Efectivamente, vemos que el caudillismo de la cultura política latina, la desconfianza y desafección españolas, el autorefuerzo institucional, el gusto por el enfrentamiento… características clásicas salen de nuevo a la luz en un panorama en que lo periférico-autonómico ha perdido peso, como decía al principio, para dar lugar de nuevo al bipartidismo tradicional, a lo que algunos gustan denominar las “dos Españas” aunque me repugne, a la lucha fraticida de dos fueras políticas que en esencia su motivación y la de los grupos de intereses que las sustentan es la captura de la mayor empresa española: el Estado. Y para detectar todo esto hay que analizar nuestra cultura política, singular pero que encaja en el mapa europeo aunque muchas veces nos jactemos del diferencialismo. Y con todo ello, empieza el trabajo de investigación.

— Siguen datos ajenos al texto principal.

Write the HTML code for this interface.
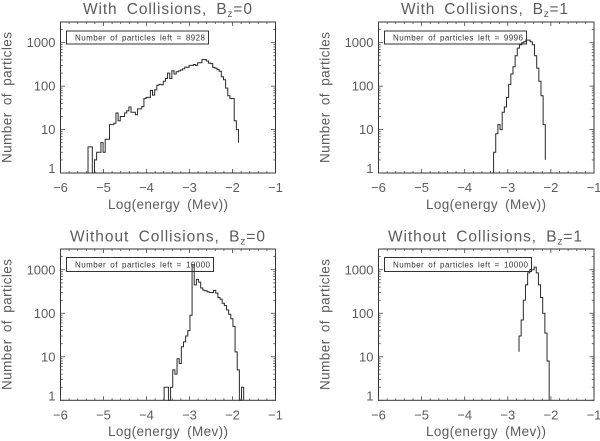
<!DOCTYPE html>
<html lang="en">
<head>
<meta charset="utf-8">
<title>Particle energy histograms</title>
<style>
html,body{margin:0;padding:0;background:#fff;width:600px;height:441px;overflow:hidden}
svg{display:block;filter:blur(.3px)}
text{font-family:"Liberation Sans",sans-serif;fill:#5c5c5c}
.title{font-size:15.5px;word-spacing:4px}
.axis-title{font-size:13.5px;word-spacing:3px}
.tick-label{font-size:13px}
.legend-text{font-size:8px;fill:#333;word-spacing:1.5px}
.legend-box{fill:none;stroke:#333;stroke-width:1}
.frame{fill:none;stroke:#333;stroke-width:1}
.tick{stroke:#444;stroke-width:.8}
.hist{fill:none;stroke:#2a2a2a;stroke-width:1}
</style>
</head>
<body>
<svg id="figure" xmlns="http://www.w3.org/2000/svg" width="600" height="441" viewBox="0 0 600 441">
  <g id="panel-a">
    <text class="title" x="83" y="14" textLength="169" lengthAdjust="spacing">With Collisions, B<tspan font-size="10" dy="3">z</tspan><tspan dy="-3">=0</tspan></text>
    <text class="axis-title" x="108" y="209" textLength="120" lengthAdjust="spacing">Log(energy (Mev))</text>
    <text class="axis-title" transform="translate(11.5,163) rotate(-90)" textLength="131" lengthAdjust="spacing">Number of particles</text>
    <rect class="legend-box" x="66.5" y="31" width="142" height="13"/>
    <text class="legend-text" x="75" y="40.5" textLength="130" lengthAdjust="spacing">Number of particles left = 8928</text>
  </g>
  <g id="panel-b">
    <text class="title" x="401" y="14" textLength="167" lengthAdjust="spacing">With Collisions, B<tspan font-size="10" dy="3">z</tspan><tspan dy="-3">=1</tspan></text>
    <text class="axis-title" x="426" y="209" textLength="120" lengthAdjust="spacing">Log(energy (Mev))</text>
    <text class="axis-title" transform="translate(329.5,163) rotate(-90)" textLength="131" lengthAdjust="spacing">Number of particles</text>
    <rect class="legend-box" x="384.5" y="31" width="142" height="13"/>
    <text class="legend-text" x="393" y="40.5" textLength="130" lengthAdjust="spacing">Number of particles left = 9996</text>
  </g>
  <g id="panel-c">
    <text class="title" x="70" y="241.5" textLength="195" lengthAdjust="spacing">Without Collisions, B<tspan font-size="10" dy="3">z</tspan><tspan dy="-3">=0</tspan></text>
    <text class="axis-title" x="108" y="436" textLength="120" lengthAdjust="spacing">Log(energy (Mev))</text>
    <text class="axis-title" transform="translate(11.5,390) rotate(-90)" textLength="131" lengthAdjust="spacing">Number of particles</text>
    <rect class="legend-box" x="66.5" y="257.5" width="147" height="14"/>
    <text class="legend-text" x="75" y="267.5" textLength="135" lengthAdjust="spacing">Number of particles left = 10000</text>
  </g>
  <g id="panel-d">
    <text class="title" x="388" y="241.5" textLength="194" lengthAdjust="spacing">Without Collisions, B<tspan font-size="10" dy="3">z</tspan><tspan dy="-3">=1</tspan></text>
    <text class="axis-title" x="426" y="436" textLength="120" lengthAdjust="spacing">Log(energy (Mev))</text>
    <text class="axis-title" transform="translate(329.5,390) rotate(-90)" textLength="131" lengthAdjust="spacing">Number of particles</text>
    <rect class="legend-box" x="384.5" y="257.5" width="147" height="14"/>
    <text class="legend-text" x="393" y="267.5" textLength="135" lengthAdjust="spacing">Number of particles left = 10000</text>
  </g>
</svg>
<script>
const xTickValues = [-6, -5, -4, -3, -2, -1];
const xTickLabels = ['\u22126', '\u22125', '\u22124', '\u22123', '\u22122', '\u22121'];
const yTickValues = [1, 10, 100, 1000];
const yTickLabels = ['1', '10', '100', '1000'];
const xDomain = [-6, -1];
const yDomain = [1, 3000];
const binWidth = 0.05;

const countsA = [4,4,1,2,3,3,5,3,6,6,13,13,14,24,16,20,20,24,27,33,25,25,22,30,30,34,52,55,55,80,62,82,105,110,108,130,150,200,150,225,190,215,225,235,250,275,270,300,300,315,300,345,345,410,410,380,340,330,270,260,240,220,165,140,90,60,52,52,16,10,5];
const startA = -5.36;
const baseA = 1;

const countsB = [3,8,13,10,25,33,55,110,190,280,500,750,900,1000,1050,1150,1150,1050,900,500,260,130,60,13,2];
const startB = -3.33;
const baseB = 1;

const countsC = [2,2,1,2,5,4,9,7,17,22,30,40,90,1300,450,600,520,380,340,330,310,300,300,335,290,230,210,170,150,120,95,75,50,13,5,1,2,1];
const startC = -3.59;
const baseC = 1;

const countsD = [30,70,200,450,850,1000,1000,1150,850,450,230,100,35,8,1];
const startD = -2.74;
const baseD = 13;

const svgNS = 'http://www.w3.org/2000/svg';

function makeEl(parent, tag, cls) {
  const el = document.createElementNS(svgNS, tag);
  if (cls) el.setAttribute('class', cls);
  parent.appendChild(el);
  return el;
}

function drawTick(parent, x1, y1, x2, y2, name) {
  const t = makeEl(parent, 'line', 'tick');
  t.setAttribute('x1', x1);
  t.setAttribute('y1', y1);
  t.setAttribute('x2', x2);
  t.setAttribute('y2', y2);
  
  
}

function drawPanel(id, left, right, top, bottom, counts, start, base) {
  const g = document.getElementById(id);
  const sx = function (v) { return left + (v - xDomain[0]) / (xDomain[1] - xDomain[0]) * (right - left); };
  const sy = function (v) { return bottom - Math.log10(v) / Math.log10(yDomain[1] / yDomain[0]) * (bottom - top); };

  const frame = makeEl(g, 'rect', 'frame');
  frame.setAttribute('x', left);
  frame.setAttribute('y', top);
  frame.setAttribute('width', right - left);
  frame.setAttribute('height', bottom - top);
  
  

  for (let v = xDomain[0]; v <= xDomain[1] + 1e-6; v += 0.2) {
    const isMajor = Math.abs(v - Math.round(v)) < 1e-6;
    const len = isMajor ? 4 : 2;
    drawTick(g, sx(v), bottom, sx(v), bottom - len, 'x-tick');
    drawTick(g, sx(v), top, sx(v), top + len, 'x-tick-top');
  }

  for (let d = 1; d <= 1000; d *= 10) {
    for (let m = 1; m <= 9; m++) {
      const v = d * m;
      if (v > yDomain[1]) continue;
      const len = m === 1 ? 4.5 : 2.2;
      drawTick(g, left, sy(v), left + len, sy(v), 'y-tick');
      drawTick(g, right, sy(v), right - len, sy(v), 'y-tick-right');
    }
  }

  xTickValues.forEach(function (v, i) {
    const t = makeEl(g, 'text', 'tick-label');
    t.setAttribute('x', sx(v));
    t.setAttribute('y', bottom + 19);
    t.setAttribute('text-anchor', 'middle');
    
    
    t.textContent = xTickLabels[i];
  });

  yTickValues.forEach(function (v, i) {
    const t = makeEl(g, 'text', 'tick-label');
    t.setAttribute('x', left - 5);
    t.setAttribute('y', sy(v) + (v === 1 ? 0 : 4.5));
    t.setAttribute('text-anchor', 'end');
    
    
    t.textContent = yTickLabels[i];
  });

  let d = 'M' + sx(start).toFixed(2) + ' ' + sy(base).toFixed(2);
  counts.forEach(function (c, i) {
    d += ' V' + sy(c).toFixed(2);
    if (i < counts.length - 1) d += ' H' + sx(start + (i + 1) * binWidth).toFixed(2);
  });
  const line = makeEl(g, 'path', 'hist');
  line.setAttribute('d', d);
  
  
}

drawPanel('panel-a', 60.5, 275.5, 22, 173, countsA, startA, baseA);
drawPanel('panel-b', 378.5, 594, 22, 173, countsB, startB, baseB);
drawPanel('panel-c', 60.5, 275.5, 249, 400.3, countsC, startC, baseC);
drawPanel('panel-d', 378.5, 594, 249, 400.3, countsD, startD, baseD);
</script>
</body>
</html>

[1] Gil Calvo, E. “Las culturas públicas”, en “La ideología española”
[2] Tal vez esto sea inevitable: hablar de bipolarismo en una sociedad es tender a simplificar mucho, y en nuestro caso, una de las partes englobaría a un porcentaje de los “homogéneos” españoles, hoy en día situados en la parte “progresista”, y a los “heterogéneos” vascos, catalanes, gallegos y demás opiniones diferencialistas, frente a la otra parte “conservadora” que estaría compuesta por el resto del porcentaje de “homogéneos” españoles, excluyendo actualmente a los que fueran sus aliados antaño en la historia de España, los conservadores regionalistas o nacionalistas “heterogéneos”.
[3] Normalmente los cambios rápidos en la estructura de un país y de su sociedad se atribuyen al crecimiento económico y al aperturismo. En el caso español bien podría ser un factor explicativo.